Cette démarche peut être extrapolée aux autres études sur la migration auxquelles s’est intéressée la revue. Ainsi, on peut se demander si un individu qui quitterait une frontière, licitement ou illicitement, pour s’installer dans un autre espace, serait-t-il acteur ou victime ? En tant que tel, le migrant est, généralement, catalogué comme réfugié économique, réfugié politique, migrant illégal (Emmanuel Terray), clandestin ou sans-papiers (Ange Bergson Lendja Ngnemzué). Pour Aïssa Kadri (Institut Maghreb-Europe de Paris VIII), une nouvelle forme migratoire se manifeste, celle qui touche le genre féminin. Les notions d’exil, immigration, émigration, exode et el harga mettent en exergue, non seulement leur inéluctable définition, mais aussi des schémas explicatifs, c’est-à-dire les causes de ce phénomène.

Parmi les paradigmes proposés, retenons celui-ci : « Des paysans ou des citadins pauvres, mais qui  peuvent espérer améliorer leur condition par leur travail, ne partent pas. Ce qui entraîne le départ, c’est l’existence d’une société bloquée ou verrouillée, dans laquelle aucune initiative n’a chance d’aboutir. Dépassant l’explication économiste simpliste, pour ne pas dire la justification, qui consiste à dire par exemple que seules les conditions matérielles, dégradées, de la vie poussent les individus à el harga, Ange Bergson Lendja, politologue émérite de l’université de Paris X, nous rappelle que les dimensions politique et sociologique sont, peut-être, plus déterminantes dans la constitution de ce phénomène.

Dans ce cas, on peut dire que celles-ci reflèteraient une certaine coupure culturelle qui serait à l’origine de ce phénomène chez les populations concernées.

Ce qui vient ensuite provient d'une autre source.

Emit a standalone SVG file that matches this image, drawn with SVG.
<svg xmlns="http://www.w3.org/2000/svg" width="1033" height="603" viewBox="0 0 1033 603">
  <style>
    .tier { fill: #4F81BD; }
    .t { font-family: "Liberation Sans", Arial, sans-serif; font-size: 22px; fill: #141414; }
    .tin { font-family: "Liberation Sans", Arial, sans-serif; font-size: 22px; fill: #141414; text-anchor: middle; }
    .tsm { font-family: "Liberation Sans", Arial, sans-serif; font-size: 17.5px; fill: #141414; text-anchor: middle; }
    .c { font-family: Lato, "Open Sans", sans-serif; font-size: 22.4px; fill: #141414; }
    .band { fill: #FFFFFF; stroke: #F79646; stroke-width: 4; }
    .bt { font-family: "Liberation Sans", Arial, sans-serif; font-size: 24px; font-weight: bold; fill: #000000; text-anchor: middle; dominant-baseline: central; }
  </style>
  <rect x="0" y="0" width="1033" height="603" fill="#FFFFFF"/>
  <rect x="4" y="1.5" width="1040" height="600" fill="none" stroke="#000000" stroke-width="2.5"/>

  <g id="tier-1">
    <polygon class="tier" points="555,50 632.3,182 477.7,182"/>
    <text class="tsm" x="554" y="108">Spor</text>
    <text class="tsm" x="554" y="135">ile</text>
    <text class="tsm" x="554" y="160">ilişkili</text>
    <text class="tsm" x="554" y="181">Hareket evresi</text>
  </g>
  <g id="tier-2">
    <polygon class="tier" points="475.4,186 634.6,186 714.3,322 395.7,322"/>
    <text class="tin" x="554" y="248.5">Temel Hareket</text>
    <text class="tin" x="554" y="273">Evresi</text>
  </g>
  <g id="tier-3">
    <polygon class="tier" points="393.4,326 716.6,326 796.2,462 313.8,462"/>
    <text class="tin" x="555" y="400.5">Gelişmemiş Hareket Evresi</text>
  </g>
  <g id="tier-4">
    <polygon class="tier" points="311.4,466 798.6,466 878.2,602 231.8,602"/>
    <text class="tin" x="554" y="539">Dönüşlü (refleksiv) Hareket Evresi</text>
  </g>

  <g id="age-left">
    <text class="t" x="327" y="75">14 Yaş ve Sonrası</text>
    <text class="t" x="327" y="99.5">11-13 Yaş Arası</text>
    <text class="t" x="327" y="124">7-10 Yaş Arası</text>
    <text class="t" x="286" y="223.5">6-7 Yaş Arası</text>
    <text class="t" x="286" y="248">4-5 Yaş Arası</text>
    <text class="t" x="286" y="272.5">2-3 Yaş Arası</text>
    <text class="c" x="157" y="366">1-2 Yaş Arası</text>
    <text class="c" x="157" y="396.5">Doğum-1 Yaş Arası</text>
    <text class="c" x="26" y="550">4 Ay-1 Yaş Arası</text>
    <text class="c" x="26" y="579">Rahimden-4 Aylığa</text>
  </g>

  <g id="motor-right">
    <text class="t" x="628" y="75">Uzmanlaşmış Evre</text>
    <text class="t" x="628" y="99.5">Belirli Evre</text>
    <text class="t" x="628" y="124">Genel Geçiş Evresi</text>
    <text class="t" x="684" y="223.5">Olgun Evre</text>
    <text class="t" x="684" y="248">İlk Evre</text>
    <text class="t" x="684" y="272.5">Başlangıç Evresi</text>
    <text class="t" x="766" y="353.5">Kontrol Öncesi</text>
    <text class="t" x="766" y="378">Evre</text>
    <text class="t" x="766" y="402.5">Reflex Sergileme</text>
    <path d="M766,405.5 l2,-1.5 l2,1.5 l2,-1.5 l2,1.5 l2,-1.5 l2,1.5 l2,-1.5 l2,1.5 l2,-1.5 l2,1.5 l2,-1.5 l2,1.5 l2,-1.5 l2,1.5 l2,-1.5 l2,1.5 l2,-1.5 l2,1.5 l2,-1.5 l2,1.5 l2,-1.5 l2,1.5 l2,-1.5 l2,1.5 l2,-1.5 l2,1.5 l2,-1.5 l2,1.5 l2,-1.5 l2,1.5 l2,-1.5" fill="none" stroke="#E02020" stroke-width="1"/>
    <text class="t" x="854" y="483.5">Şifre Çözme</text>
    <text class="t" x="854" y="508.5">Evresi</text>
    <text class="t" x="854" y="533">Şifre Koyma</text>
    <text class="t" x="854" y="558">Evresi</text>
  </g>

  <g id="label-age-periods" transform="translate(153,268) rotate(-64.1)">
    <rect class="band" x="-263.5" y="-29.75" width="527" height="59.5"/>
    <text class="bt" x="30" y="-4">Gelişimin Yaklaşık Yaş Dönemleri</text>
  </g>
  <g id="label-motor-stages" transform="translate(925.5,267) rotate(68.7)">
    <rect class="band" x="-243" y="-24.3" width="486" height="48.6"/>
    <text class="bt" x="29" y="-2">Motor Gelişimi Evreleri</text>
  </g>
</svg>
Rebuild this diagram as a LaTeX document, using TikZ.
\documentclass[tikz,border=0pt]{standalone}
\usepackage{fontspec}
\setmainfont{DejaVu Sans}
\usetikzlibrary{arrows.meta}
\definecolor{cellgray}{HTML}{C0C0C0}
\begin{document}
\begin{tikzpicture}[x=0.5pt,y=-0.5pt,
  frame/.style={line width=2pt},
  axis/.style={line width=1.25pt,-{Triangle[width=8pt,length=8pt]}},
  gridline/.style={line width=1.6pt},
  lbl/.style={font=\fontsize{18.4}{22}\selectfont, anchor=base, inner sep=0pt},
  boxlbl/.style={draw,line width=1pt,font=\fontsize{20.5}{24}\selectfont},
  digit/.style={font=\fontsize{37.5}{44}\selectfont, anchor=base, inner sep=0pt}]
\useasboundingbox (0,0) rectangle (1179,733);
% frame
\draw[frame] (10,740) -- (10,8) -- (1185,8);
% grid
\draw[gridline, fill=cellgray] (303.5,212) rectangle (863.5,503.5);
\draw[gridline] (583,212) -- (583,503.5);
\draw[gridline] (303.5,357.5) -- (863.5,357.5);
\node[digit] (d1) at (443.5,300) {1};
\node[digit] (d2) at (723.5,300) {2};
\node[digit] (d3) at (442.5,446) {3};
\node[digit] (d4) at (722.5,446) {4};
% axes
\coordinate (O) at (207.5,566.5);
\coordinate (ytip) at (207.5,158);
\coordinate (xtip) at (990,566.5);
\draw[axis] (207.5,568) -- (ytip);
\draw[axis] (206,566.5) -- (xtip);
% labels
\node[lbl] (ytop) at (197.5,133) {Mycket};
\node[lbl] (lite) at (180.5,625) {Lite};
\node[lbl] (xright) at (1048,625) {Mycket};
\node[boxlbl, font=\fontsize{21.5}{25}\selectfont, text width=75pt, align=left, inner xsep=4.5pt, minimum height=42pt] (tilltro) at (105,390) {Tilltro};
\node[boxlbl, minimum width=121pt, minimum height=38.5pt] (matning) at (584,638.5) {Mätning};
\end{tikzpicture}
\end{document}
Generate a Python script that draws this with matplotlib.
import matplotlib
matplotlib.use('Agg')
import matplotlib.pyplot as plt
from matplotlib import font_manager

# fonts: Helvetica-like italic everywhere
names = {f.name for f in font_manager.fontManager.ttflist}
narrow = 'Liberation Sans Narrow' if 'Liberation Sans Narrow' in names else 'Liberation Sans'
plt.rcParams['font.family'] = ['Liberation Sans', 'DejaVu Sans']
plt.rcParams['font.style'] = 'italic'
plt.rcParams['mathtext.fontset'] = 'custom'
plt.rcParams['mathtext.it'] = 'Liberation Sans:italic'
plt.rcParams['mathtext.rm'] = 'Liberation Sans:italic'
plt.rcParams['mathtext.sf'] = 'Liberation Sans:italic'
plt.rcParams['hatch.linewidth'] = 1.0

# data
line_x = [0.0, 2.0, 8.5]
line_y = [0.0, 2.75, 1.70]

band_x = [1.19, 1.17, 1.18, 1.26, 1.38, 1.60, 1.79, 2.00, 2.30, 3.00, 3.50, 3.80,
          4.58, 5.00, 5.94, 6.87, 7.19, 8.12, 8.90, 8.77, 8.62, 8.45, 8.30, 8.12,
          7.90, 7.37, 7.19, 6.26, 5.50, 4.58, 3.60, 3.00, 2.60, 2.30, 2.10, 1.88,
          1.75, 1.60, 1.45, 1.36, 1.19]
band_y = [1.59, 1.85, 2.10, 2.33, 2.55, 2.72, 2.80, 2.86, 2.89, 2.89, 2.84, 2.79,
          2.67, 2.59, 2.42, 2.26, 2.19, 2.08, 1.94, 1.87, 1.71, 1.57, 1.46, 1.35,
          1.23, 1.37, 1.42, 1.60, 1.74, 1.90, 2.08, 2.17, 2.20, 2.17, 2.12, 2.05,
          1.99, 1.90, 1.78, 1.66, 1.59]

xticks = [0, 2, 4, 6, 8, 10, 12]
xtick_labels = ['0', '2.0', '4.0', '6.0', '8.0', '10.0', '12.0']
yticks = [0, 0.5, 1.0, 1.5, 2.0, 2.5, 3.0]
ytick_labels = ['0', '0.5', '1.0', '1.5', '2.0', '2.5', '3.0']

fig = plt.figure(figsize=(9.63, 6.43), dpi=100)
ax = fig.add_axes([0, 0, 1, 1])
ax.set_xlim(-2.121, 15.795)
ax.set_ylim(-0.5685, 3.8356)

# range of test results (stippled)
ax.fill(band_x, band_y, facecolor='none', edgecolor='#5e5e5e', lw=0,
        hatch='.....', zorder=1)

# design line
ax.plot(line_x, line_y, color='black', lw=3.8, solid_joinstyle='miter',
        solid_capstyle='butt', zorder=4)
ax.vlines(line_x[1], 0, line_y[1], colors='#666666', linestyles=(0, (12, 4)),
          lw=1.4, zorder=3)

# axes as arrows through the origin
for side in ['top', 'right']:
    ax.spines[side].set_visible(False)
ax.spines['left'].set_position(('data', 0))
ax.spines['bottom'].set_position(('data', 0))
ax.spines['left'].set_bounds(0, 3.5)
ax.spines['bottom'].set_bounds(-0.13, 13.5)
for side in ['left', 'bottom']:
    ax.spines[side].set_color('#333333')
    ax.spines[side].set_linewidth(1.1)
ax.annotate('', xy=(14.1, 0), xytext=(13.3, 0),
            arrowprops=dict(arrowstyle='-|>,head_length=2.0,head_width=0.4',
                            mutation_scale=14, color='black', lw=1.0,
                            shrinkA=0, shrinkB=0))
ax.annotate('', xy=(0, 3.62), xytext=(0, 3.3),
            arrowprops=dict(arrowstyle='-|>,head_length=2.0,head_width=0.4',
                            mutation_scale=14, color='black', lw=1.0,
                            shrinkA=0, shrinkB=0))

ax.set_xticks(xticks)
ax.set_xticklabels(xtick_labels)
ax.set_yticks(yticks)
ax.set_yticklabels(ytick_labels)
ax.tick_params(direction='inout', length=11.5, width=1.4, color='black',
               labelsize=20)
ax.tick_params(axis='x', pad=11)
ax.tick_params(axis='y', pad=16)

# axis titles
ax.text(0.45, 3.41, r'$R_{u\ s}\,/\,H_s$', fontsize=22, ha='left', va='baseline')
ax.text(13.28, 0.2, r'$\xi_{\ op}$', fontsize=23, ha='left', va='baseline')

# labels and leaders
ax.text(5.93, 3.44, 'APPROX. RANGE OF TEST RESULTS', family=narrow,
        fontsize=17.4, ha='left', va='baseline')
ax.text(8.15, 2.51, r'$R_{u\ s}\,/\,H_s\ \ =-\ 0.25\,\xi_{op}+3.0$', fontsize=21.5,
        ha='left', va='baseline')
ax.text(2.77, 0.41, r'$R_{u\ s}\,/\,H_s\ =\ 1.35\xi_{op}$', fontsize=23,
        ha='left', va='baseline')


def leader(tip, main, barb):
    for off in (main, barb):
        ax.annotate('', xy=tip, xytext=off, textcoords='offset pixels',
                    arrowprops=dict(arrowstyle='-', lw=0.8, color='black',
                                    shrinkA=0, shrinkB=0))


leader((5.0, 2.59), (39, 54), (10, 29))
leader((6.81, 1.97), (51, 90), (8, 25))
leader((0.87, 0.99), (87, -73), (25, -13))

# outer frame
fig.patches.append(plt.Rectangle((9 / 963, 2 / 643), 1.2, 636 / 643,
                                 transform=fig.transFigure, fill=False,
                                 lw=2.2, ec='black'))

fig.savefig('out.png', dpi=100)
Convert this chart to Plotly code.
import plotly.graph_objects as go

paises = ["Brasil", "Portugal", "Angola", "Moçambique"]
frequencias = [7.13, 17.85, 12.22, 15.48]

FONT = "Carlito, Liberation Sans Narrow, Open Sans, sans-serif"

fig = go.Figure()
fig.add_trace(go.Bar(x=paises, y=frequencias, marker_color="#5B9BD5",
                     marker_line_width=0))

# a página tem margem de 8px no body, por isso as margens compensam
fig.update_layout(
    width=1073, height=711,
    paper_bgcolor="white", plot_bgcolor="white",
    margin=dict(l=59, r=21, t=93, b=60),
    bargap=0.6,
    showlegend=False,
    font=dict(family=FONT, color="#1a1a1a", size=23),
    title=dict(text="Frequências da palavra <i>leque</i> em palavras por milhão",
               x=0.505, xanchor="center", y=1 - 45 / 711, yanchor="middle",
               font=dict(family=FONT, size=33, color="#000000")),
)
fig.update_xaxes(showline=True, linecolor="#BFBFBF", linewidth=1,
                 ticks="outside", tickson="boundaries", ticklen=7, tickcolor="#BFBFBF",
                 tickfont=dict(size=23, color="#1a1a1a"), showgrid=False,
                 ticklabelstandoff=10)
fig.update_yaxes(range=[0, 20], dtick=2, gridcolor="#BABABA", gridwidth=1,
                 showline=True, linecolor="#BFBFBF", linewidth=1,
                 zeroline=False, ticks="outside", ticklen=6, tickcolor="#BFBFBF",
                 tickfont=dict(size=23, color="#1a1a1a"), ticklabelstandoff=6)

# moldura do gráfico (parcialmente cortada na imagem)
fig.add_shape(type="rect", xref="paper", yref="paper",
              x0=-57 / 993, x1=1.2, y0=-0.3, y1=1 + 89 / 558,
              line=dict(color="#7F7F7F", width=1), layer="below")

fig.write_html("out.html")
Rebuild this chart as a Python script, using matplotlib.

Sans négliger, toutefois, la dimension économique dans l’émergence d’el harga, celle-ci serait justifiée par l’apparente contradiction entre un modèle de société moderniste à construire, et le modèle traditionnel en voie d’extinction, voire perdu. Par conséquent, l’individu ne se reconnaît plus dans son vécu et se crée, l’illusion d’un Eden qui ne se trouve que chez l’Autre. D’un côté, il y a la perte de son identité et référentiels, et de l’autre, la non acquisition de l’alternative édénisée. Dans ce contexte, des mouvements de populations dans le sens Sud-Nord, avec des formes et des répercussions humaines parfois inattendues, ont été décryptés et décrits et ce, afin de mettre en évidence une réalité plus nuancée, fragile et complexe.

Pour conclure, citons le cas de l’Italie où les flux migratoires étudiés, ont mis en exergue une forme d’immigration subsaharienne, qui bien que temporaire, est mal acceptée par les populations. Léonardo Palmisano a relevé chez celles-ci, des manifestations et des représentations, reflétant des variantes d’intolérance, de racisme et d’images caricaturales… vis-à-vis des immigrés. Paradoxalement, ces manifestations et représentations se retrouvent, également, chez les populations d’émigrées. A ce propos, rappelons le drame que la ville d’Oran a vécu, en 2006, résultant d’une banale bagarre, à l’origine, entre un Algérien et un Africain, et qui a été utilisé comme argument pour ‘nettoyer’ le centre-ville,  le lendemain de l’incident, de tout black qui y résidait. 

NAQD a le mérite d’avoir essayé d’aborder ces phénomènes afin d’en apporter un éclairage sur leur réalité. L’exploitation des statistiques, même partielles tels que le nombre de 9470 personnes qui ont péri dans la Méditerranée entre 1988 et 2009, ou des indications ponctuelles sur les catégories ou sous-catégories socioprofessionnelles prétendant à l’émigration, revêt tout l’intérêt de l’approche empirique, seule démarche permettant la production de données portant sur des situations hétéroclites géographiquement et sociologiquement. Qu’il s’agisse de questionnements sur les Africains du Sud, Méditerranéens, Afghans, voire Ouzbèks, toutes ces études ont été faites, à travers cette modalité méthodologique féconde dans l’état actuel des connaissances sur ces phénomènes transnationaux. L’apport de cette édition est de tenter d’allier le local et l’international, le ponctuel et le général du phénomène, comme elle a l’avantage de remettre en cause certaines de nos certitudes, comme il en produit d’autres.